Most market experts said they agree that Chase needs to add equity underwriting capacity if it wants to expand its global reach, though the lack of such activity spared the company from the setbacks suffered by other banks and investment firms last fall.
"Chase is the one saying that they need equity underwriting," said Stephen Biggar, a bank analyst at S&P Equity Group. "Any time you try to build that business internally, it takes forever, and Chase wants to go up against some very well-entrenched players."
In fact, "Chase may have missed a reasonably good opportunity to buy an investment bank in the third and fourth quarter when the world was collapsing and prices were far down," he said.
It is also no secret that Chase is looking for an asset manager, another analyst said.

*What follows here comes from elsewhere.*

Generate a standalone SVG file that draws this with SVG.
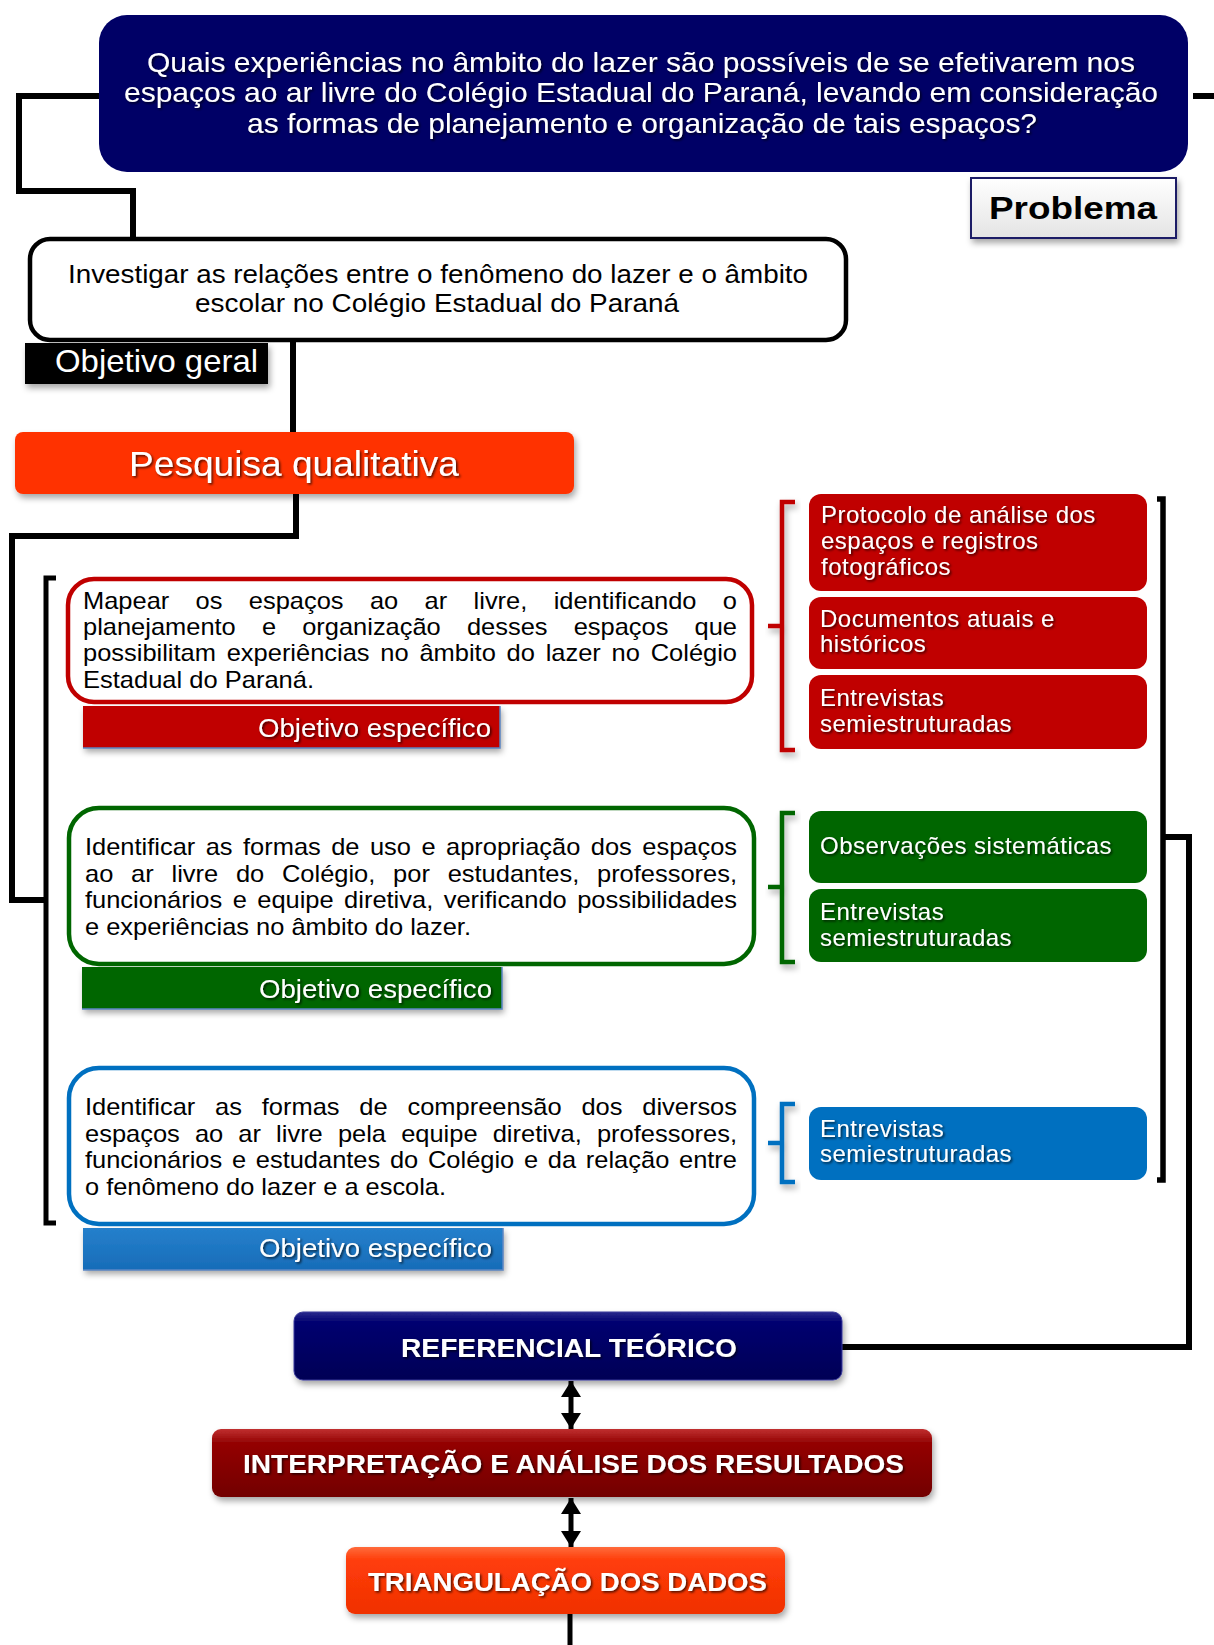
<svg xmlns="http://www.w3.org/2000/svg" width="1214" height="1645" viewBox="0 0 1214 1645">
<style>
.t{font-family:"Liberation Sans",Arial,sans-serif;}
.w{fill:#fff;filter:url(#ts);}
.k{fill:#000;}
.conn{fill:none;stroke:#000;stroke-width:6;}
.brk{fill:none;stroke-width:4.5;filter:url(#sh);}
.obj{fill:#fff;stroke-width:4.5;}
.lbl-edge{fill:none;stroke:#5B87C5;stroke-width:1.5;}
.mth{font-size:24px;letter-spacing:0.5px;}
.jus{font-size:24px;}
.lab{font-size:26px;}
.big{font-size:26px;font-weight:bold;}
</style>
<defs>
<filter id="sh" x="-10%" y="-20%" width="130%" height="160%"><feDropShadow dx="2" dy="4" stdDeviation="3" flood-color="#000" flood-opacity="0.35"/></filter>
<filter id="ts" x="-5%" y="-20%" width="110%" height="150%"><feDropShadow dx="1.5" dy="1.5" stdDeviation="1" flood-color="#000" flood-opacity="0.7"/></filter>
<linearGradient id="gGray" x1="0" y1="0" x2="0" y2="1"><stop offset="0" stop-color="#ffffff"/><stop offset="1" stop-color="#e4e4e4"/></linearGradient>
<linearGradient id="gNavy" x1="0" y1="0" x2="0" y2="1"><stop offset="0" stop-color="#2a2a8c"/><stop offset="0.15" stop-color="#000070"/><stop offset="1" stop-color="#000055"/></linearGradient>
<linearGradient id="gDark" x1="0" y1="0" x2="0" y2="1"><stop offset="0" stop-color="#c03030"/><stop offset="0.2" stop-color="#940404"/><stop offset="1" stop-color="#720000"/></linearGradient>
<linearGradient id="gOr" x1="0" y1="0" x2="0" y2="1"><stop offset="0" stop-color="#ff6a3a"/><stop offset="0.2" stop-color="#ff3d0a"/><stop offset="1" stop-color="#f03000"/></linearGradient>
<linearGradient id="gBlue" x1="0" y1="0" x2="0" y2="1"><stop offset="0" stop-color="#2580cc"/><stop offset="1" stop-color="#176cb8"/></linearGradient>
<marker id="ah" viewBox="0 0 16 20" markerWidth="16" markerHeight="20" refX="16" refY="10" orient="auto-start-reverse" markerUnits="userSpaceOnUse"><path d="M0,0 L16,10 L0,20 z" fill="#000"/></marker>
</defs>
<rect width="1214" height="1645" fill="#fff"/>

<g id="connectors">
<path class="conn" d="M99 96 H19 V191 H133 V237"/>
<path class="conn" d="M1193 96 H1214"/>
<path class="conn" d="M293 342 V432"/>
<path class="conn" d="M296 494 V536 H12 V900 H46"/>
<path class="conn" d="M56 578 H46 V1223 H56" style="stroke-width:5"/>
<path class="conn" d="M1157 499 H1163 V1180 H1157" style="stroke-width:5.5"/>
<path class="conn" d="M1163 837 H1189 V1347 H842"/>
<path class="brk" stroke="#C00000" d="M795 502 H782 V750 H795 M782 626 H768"/>
<path class="brk" stroke="#006600" d="M795 813 H782 V962 H795 M782 887 H768"/>
<path class="brk" stroke="#0070C0" d="M795 1104 H782 V1182 H795 M782 1143 H768"/>
<path d="M571 1381 V1429" stroke="#000" stroke-width="5" marker-start="url(#ah)" marker-end="url(#ah)"/>
<path d="M571 1498 V1547" stroke="#000" stroke-width="5" marker-start="url(#ah)" marker-end="url(#ah)"/>
<path class="conn" d="M570 1614 V1645" style="stroke-width:5"/>
</g>

<g id="problema">
<rect x="99" y="15" width="1089" height="157" rx="28" fill="#000066"/>
<text class="t w" font-size="28" text-anchor="middle" x="641" y="72" textLength="988" lengthAdjust="spacingAndGlyphs">Quais experiências no âmbito do lazer são possíveis de se efetivarem nos</text>
<text class="t w" font-size="28" text-anchor="middle" x="641" y="102" textLength="1034" lengthAdjust="spacingAndGlyphs">espaços ao ar livre do Colégio Estadual do Paraná, levando em consideração</text>
<text class="t w" font-size="28" text-anchor="middle" x="642" y="133" textLength="790" lengthAdjust="spacingAndGlyphs">as formas de planejamento e organização de tais espaços?</text>
</g>

<g id="problema-label">
<rect x="971" y="178" width="205" height="60" fill="url(#gGray)" stroke="#1F1F66" stroke-width="2" filter="url(#sh)"/>
<text class="t k" font-size="31" font-weight="bold" x="989" y="219" textLength="168" lengthAdjust="spacingAndGlyphs">Problema</text>
</g>

<g id="objetivo-geral">
<rect x="30" y="239" width="816" height="101" rx="20" fill="#fff" stroke="#000" stroke-width="4.5"/>
<text class="t k" font-size="26" text-anchor="middle" x="438" y="283" textLength="740" lengthAdjust="spacingAndGlyphs">Investigar as relações entre o fenômeno do lazer e o âmbito</text>
<text class="t k" font-size="26" text-anchor="middle" x="437" y="312" textLength="484" lengthAdjust="spacingAndGlyphs">escolar no Colégio Estadual do Paraná</text>
</g>

<g id="objetivo-geral-label">
<rect x="25" y="343" width="243" height="41" fill="#000" filter="url(#sh)"/>
<text class="t" fill="#fff" font-size="32" x="55" y="372" textLength="203" lengthAdjust="spacingAndGlyphs">Objetivo geral</text>
</g>

<g id="pesquisa">
<rect x="15" y="432" width="559" height="62" rx="8" fill="#FF3300" filter="url(#sh)"/>
<text class="t w" font-size="35" x="129" y="476" textLength="330" lengthAdjust="spacingAndGlyphs">Pesquisa qualitativa</text>
</g>

<g id="obj-esp-1">
<rect class="obj" x="68" y="579" width="684" height="123" rx="26" stroke="#C00000"/>
<text class="t k jus" x="83" y="609" style="word-spacing:18.2px" textLength="654" lengthAdjust="spacingAndGlyphs">Mapear os espaços ao ar livre, identificando o</text>
<text class="t k jus" x="83" y="635" style="word-spacing:18px" textLength="654" lengthAdjust="spacingAndGlyphs">planejamento e organização desses espaços que</text>
<text class="t k jus" x="83" y="661" style="word-spacing:3.5px" textLength="654" lengthAdjust="spacingAndGlyphs">possibilitam experiências no âmbito do lazer no Colégio</text>
<text class="t k jus" x="83" y="688" textLength="231" lengthAdjust="spacingAndGlyphs">Estadual do Paraná.</text>
</g>
<g id="obj-esp-1-label">
<rect x="83" y="706" width="417" height="42" fill="#C00000" filter="url(#sh)"/>
<path class="lbl-edge" d="M500 706 V748 H83"/>
<text class="t w lab" x="258" y="737" textLength="233" lengthAdjust="spacingAndGlyphs">Objetivo específico</text>
</g>

<g id="metodos-1">
<rect x="809" y="494" width="338" height="97" rx="12" fill="#C00000"/>
<text class="t w mth" x="821" y="523">Protocolo de análise dos</text>
<text class="t w mth" x="821" y="549">espaços e registros</text>
<text class="t w mth" x="821" y="575">fotográficos</text>
<rect x="809" y="597" width="338" height="72" rx="12" fill="#C00000"/>
<text class="t w mth" x="820" y="627">Documentos atuais e</text>
<text class="t w mth" x="820" y="652">históricos</text>
<rect x="809" y="675" width="338" height="74" rx="12" fill="#C00000"/>
<text class="t w mth" x="820" y="706">Entrevistas</text>
<text class="t w mth" x="820" y="732">semiestruturadas</text>
</g>

<g id="obj-esp-2">
<rect class="obj" x="69" y="808" width="685" height="156" rx="30" stroke="#006600"/>
<text class="t k jus" x="85" y="855" style="word-spacing:3.2px" textLength="652" lengthAdjust="spacingAndGlyphs">Identificar as formas de uso e apropriação dos espaços</text>
<text class="t k jus" x="85" y="882" style="word-spacing:10.1px" textLength="652" lengthAdjust="spacingAndGlyphs">ao ar livre do Colégio, por estudantes, professores,</text>
<text class="t k jus" x="85" y="908" style="word-spacing:3.2px" textLength="652" lengthAdjust="spacingAndGlyphs">funcionários e equipe diretiva, verificando possibilidades</text>
<text class="t k jus" x="85" y="935" textLength="386" lengthAdjust="spacingAndGlyphs">e experiências no âmbito do lazer.</text>
</g>
<g id="obj-esp-2-label">
<rect x="82" y="967" width="420" height="42" fill="#006600" filter="url(#sh)"/>
<path class="lbl-edge" d="M502 967 V1009 H82"/>
<text class="t w lab" x="259" y="998" textLength="233" lengthAdjust="spacingAndGlyphs">Objetivo específico</text>
</g>

<g id="metodos-2">
<rect x="809" y="811" width="338" height="72" rx="12" fill="#006600"/>
<text class="t w mth" x="820" y="854">Observações sistemáticas</text>
<rect x="809" y="889" width="338" height="73" rx="12" fill="#006600"/>
<text class="t w mth" x="820" y="920">Entrevistas</text>
<text class="t w mth" x="820" y="946">semiestruturadas</text>
</g>

<g id="obj-esp-3">
<rect class="obj" x="69" y="1068" width="685" height="156" rx="30" stroke="#0070C0"/>
<text class="t k jus" x="85" y="1115" style="word-spacing:12px" textLength="652" lengthAdjust="spacingAndGlyphs">Identificar as formas de compreensão dos diversos</text>
<text class="t k jus" x="85" y="1142" style="word-spacing:7.6px" textLength="652" lengthAdjust="spacingAndGlyphs">espaços ao ar livre pela equipe diretiva, professores,</text>
<text class="t k jus" x="85" y="1168" style="word-spacing:2.5px" textLength="652" lengthAdjust="spacingAndGlyphs">funcionários e estudantes do Colégio e da relação entre</text>
<text class="t k jus" x="85" y="1195" textLength="361" lengthAdjust="spacingAndGlyphs">o fenômeno do lazer e a escola.</text>
</g>
<g id="obj-esp-3-label">
<rect x="83" y="1228" width="420" height="42" fill="url(#gBlue)" filter="url(#sh)"/>
<path class="lbl-edge" d="M503 1228 V1270 H83"/>
<text class="t w lab" x="259" y="1257" textLength="233" lengthAdjust="spacingAndGlyphs">Objetivo específico</text>
</g>

<g id="metodos-3">
<rect x="809" y="1107" width="338" height="73" rx="12" fill="#0070C0"/>
<text class="t w mth" x="820" y="1137">Entrevistas</text>
<text class="t w mth" x="820" y="1162">semiestruturadas</text>
</g>

<g id="referencial">
<rect x="294" y="1312" width="548" height="68" rx="9" fill="url(#gNavy)" stroke="#3a3a9a" stroke-width="1" filter="url(#sh)"/>
<text class="t w big" x="401" y="1357" textLength="336" lengthAdjust="spacingAndGlyphs">REFERENCIAL TEÓRICO</text>
</g>

<g id="interpretacao">
<rect x="212" y="1429" width="720" height="68" rx="9" fill="url(#gDark)" filter="url(#sh)"/>
<text class="t w big" x="243" y="1473" textLength="661" lengthAdjust="spacingAndGlyphs">INTERPRETAÇÃO E ANÁLISE DOS RESULTADOS</text>
</g>

<g id="triangulacao">
<rect x="346" y="1547" width="439" height="67" rx="9" fill="url(#gOr)" filter="url(#sh)"/>
<text class="t w big" x="368" y="1591" textLength="399" lengthAdjust="spacingAndGlyphs">TRIANGULAÇÃO DOS DADOS</text>
</g>
</svg>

"Mellon is a good fit because Frank Cahouet is no longer" chief executive, said an analyst at this week's conference. "People have said that board members were upset that he rejected the Bank of New York's offer last year. And they should be. Bank of New York offered Mellon six times book, and where is Mellon's stock trading now? Three times book. I mean come on!"
Speculation about Chase may be the talk of traders, but others dismissed the notion. "I don't think anything is going on," said Raphael Soifer, a bank analyst at Brown Brothers, Harriman & Co. in New York. "I just think rumors are flying around.
"The reason they haven't made a deal is because the natural targets for them are not interested in merging," Mr. Soifer said. "And not just with Chase but with any commercial bank because commercial banks have little to offer them other than capital."